Lucy likes the way I clean and I am satisfied myself with the difference in the apartment. Lucy will be a terrific boss because she is in tune with the cosmos and wealthy enough to easily afford my work. Before I leave, I have to change the light bulbs in the kitchen. I climb up on a stool and unscrew the knob that holds up a plate-shaped light fixture. Something tells me I am going to break it but I don't comprehend the message in time. The fixture doesn't slip off like I thought it would so I change my grip to the edge to give it a pull. As soon as I touch the edge, the glass jumps away from the ceiling. I start to hear that message about breaking the glass very clearly as I bobble it a few times before it backflips and dives toward the floor. The noise of the plate exploding across the clean linoleum floor pierces my heart. This is the first thing bigger than a drinking glass that I've broken while on the job. I attribute my fumble to exhaustion and unclear thinking. I write a note that Lucy will never find even though it is out in the open. She will already know what it says as soon as she sees the lights. I sweep up the glass bits with a damp cloth and realize that Lucy won't care as much as I do and she may even be glad since the glass plate was ugly.

CHAPTER 8
Special Jobs

These are tasks that need to be done less often than regular cleaning. They either require more energy or they require renting equipment or both.

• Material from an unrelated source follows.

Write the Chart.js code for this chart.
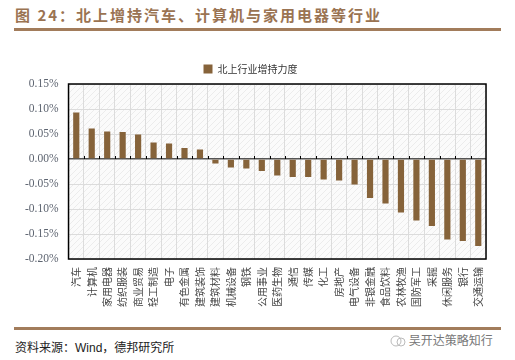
<!DOCTYPE html>
<html>
<head>
<meta charset="utf-8">
<script src="https://cdn.jsdelivr.net/npm/chart.js@4"></script>
<style>
  body { margin: 0; width: 515px; height: 360px; background: #fff; position: relative; overflow: hidden; font-family: "Noto Sans CJK SC", sans-serif; }
  #title { position: absolute; left: 15px; top: 4px; font-size: 15px; font-weight: bold; color: #9a7352; letter-spacing: 2px; white-space: nowrap; }
  .rule { position: absolute; left: 14px; width: 487px; height: 3px; background: #a27c5b; }
  #source { position: absolute; left: 15px; top: 338px; font-size: 12px; color: #222; white-space: nowrap; }
  #mark { position: absolute; left: 390px; top: 331px; font-size: 12px; color: #777; white-space: nowrap; }
  #wrap { position: absolute; left: 0; top: 36px; width: 515px; height: 290px; }
</style>
</head>
<body>
<div id="title">图 24：北上增持汽车、计算机与家用电器等行业</div>
<div class="rule" style="top:28px"></div>
<div id="wrap"><canvas id="chart"></canvas></div>
<div class="rule" style="top:327px"></div>
<div id="source">资料来源：<span style="font-family:'Liberation Sans'">Wind</span>，德邦研究所</div>
<div id="mark"><svg width="16" height="12" style="vertical-align:-2px"><circle cx="6" cy="6" r="5" fill="none" stroke="#bbb"/><circle cx="11" cy="7" r="4" fill="none" stroke="#bbb"/></svg> 吴开达策略知行</div>
<script>
// industries, left to right
const categories = ['汽车', '计算机', '家用电器', '纺织服装', '商业贸易', '轻工制造', '电子', '有色金属', '建筑装饰',
    '建筑材料', '机械设备', '钢铁', '公用事业', '医药生物', '通信', '传媒', '化工', '房地产', '电气设备',
    '非银金融', '食品饮料', '农林牧渔', '国防军工', '采掘', '休闲服务', '银行', '交通运输'];
// 北上行业增持力度, in %
const holdingChange = [0.093, 0.061, 0.055, 0.054, 0.049, 0.033, 0.031, 0.022, 0.019,
    -0.009, -0.017, -0.019, -0.024, -0.033, -0.036, -0.036, -0.041, -0.043, -0.051,
    -0.078, -0.089, -0.107, -0.123, -0.134, -0.161, -0.164, -0.174];
const yTicks = [-0.20, -0.15, -0.10, -0.05, 0.00, 0.05, 0.10, 0.15];

const barColor = '#86633a';

// faint hatched backdrop + frame + tick marks on the zero line
const plotDecor = {
    id: 'plotDecor',
    beforeDraw(chart) {
        const { ctx, chartArea: a } = chart;
        const p = document.createElement('canvas');
        p.width = 6; p.height = 6;
        const pc = p.getContext('2d');
        pc.fillStyle = '#fbfbfb';
        pc.fillRect(0, 0, 6, 6);
        pc.strokeStyle = '#ececec';
        pc.lineWidth = 1;
        pc.beginPath();
        pc.moveTo(0, 6); pc.lineTo(6, 0);
        pc.stroke();
        ctx.save();
        ctx.fillStyle = ctx.createPattern(p, 'repeat');
        ctx.fillRect(a.left, a.top, a.right - a.left, a.bottom - a.top);
        ctx.restore();
    },
    afterDraw(chart) {
        const { ctx, chartArea: a } = chart;
        const x = chart.scales.x, y = chart.scales.y;
        const y0 = y.getPixelForValue(0);
        ctx.save();
        ctx.strokeStyle = '#000';
        ctx.lineWidth = 1;
        ctx.beginPath();
        for (let i = 1; i < categories.length; i++) {
            const bx = Math.round((x.getPixelForValue(i - 1) + x.getPixelForValue(i)) / 2) + 0.5;
            ctx.moveTo(bx, y0);
            ctx.lineTo(bx, y0 - 3);
        }
        ctx.stroke();
        ctx.lineWidth = 1.5;
        ctx.strokeRect(a.left, a.top, a.right - a.left, a.bottom - a.top);
        ctx.restore();
    }
};

new Chart(document.getElementById('chart'), {
    type: 'bar',
    data: {
        labels: categories,
        datasets: [{
            label: '北上行业增持力度',
            data: holdingChange,
            backgroundColor: barColor,
            borderColor: barColor,
            borderWidth: 0,
            categoryPercentage: 1,
            barPercentage: 0.4
        }]
    },
    options: {
        responsive: true,
        maintainAspectRatio: false,
        animation: false,
        layout: { padding: { left: 15, right: 29, top: 8, bottom: 11 } },
        plugins: {
            legend: {
                labels: {
                    boxWidth: 9, boxHeight: 9, padding: 20,
                    color: '#333',
                    font: { family: 'Noto Sans CJK SC', size: 10 }
                }
            },
            tooltip: { enabled: false }
        },
        scales: {
            x: {
                grid: { color: '#dcdcdc', drawTicks: false },
                border: { display: false },
                ticks: {
                    minRotation: 90, maxRotation: 90, autoSkip: false, padding: 8,
                    color: '#444',
                    font: { family: 'Noto Sans CJK SC', size: 10 }
                }
            },
            y: {
                min: -0.2, max: 0.15,
                afterBuildTicks(scale) { scale.ticks = yTicks.map(v => ({ value: v })); },
                grid: {
                    drawTicks: false,
                    color: ctx => ctx.tick && ctx.tick.value === 0 ? '#555' : '#dcdcdc',
                    lineWidth: ctx => ctx.tick && ctx.tick.value === 0 ? 1.5 : 1
                },
                border: { display: false },
                ticks: {
                    padding: 10,
                    color: '#5d6470',
                    font: { family: 'Liberation Serif', size: 11.5 },
                    callback: v => v.toFixed(2) + '%'
                }
            }
        }
    },
    plugins: [plotDecor]
});
</script>
</body>
</html>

Washing windows can be especially irksome if you want to wash both sides. Assuming that you can get at the glass, the secret to good window cleaning is to clean it twice. Ammonia in warm water is terrific for washing dirt off the windowpane. Wipe the window down and then wipe dry. If you have some window-cleaning product like Windex, use it the second time around. Window-cleaning products work best on a clean surface, they eliminate streaks left from the first cleaning, and they leave the glass bright and polished. A half-cup of cornstarch mixed in a pail of water will also polish the glass; however, one must rub vigorously to polish off the dried-on cornstarch. Remember to use a clean cloth that will not leave lint on the glass or use newspapers to see the world clearly.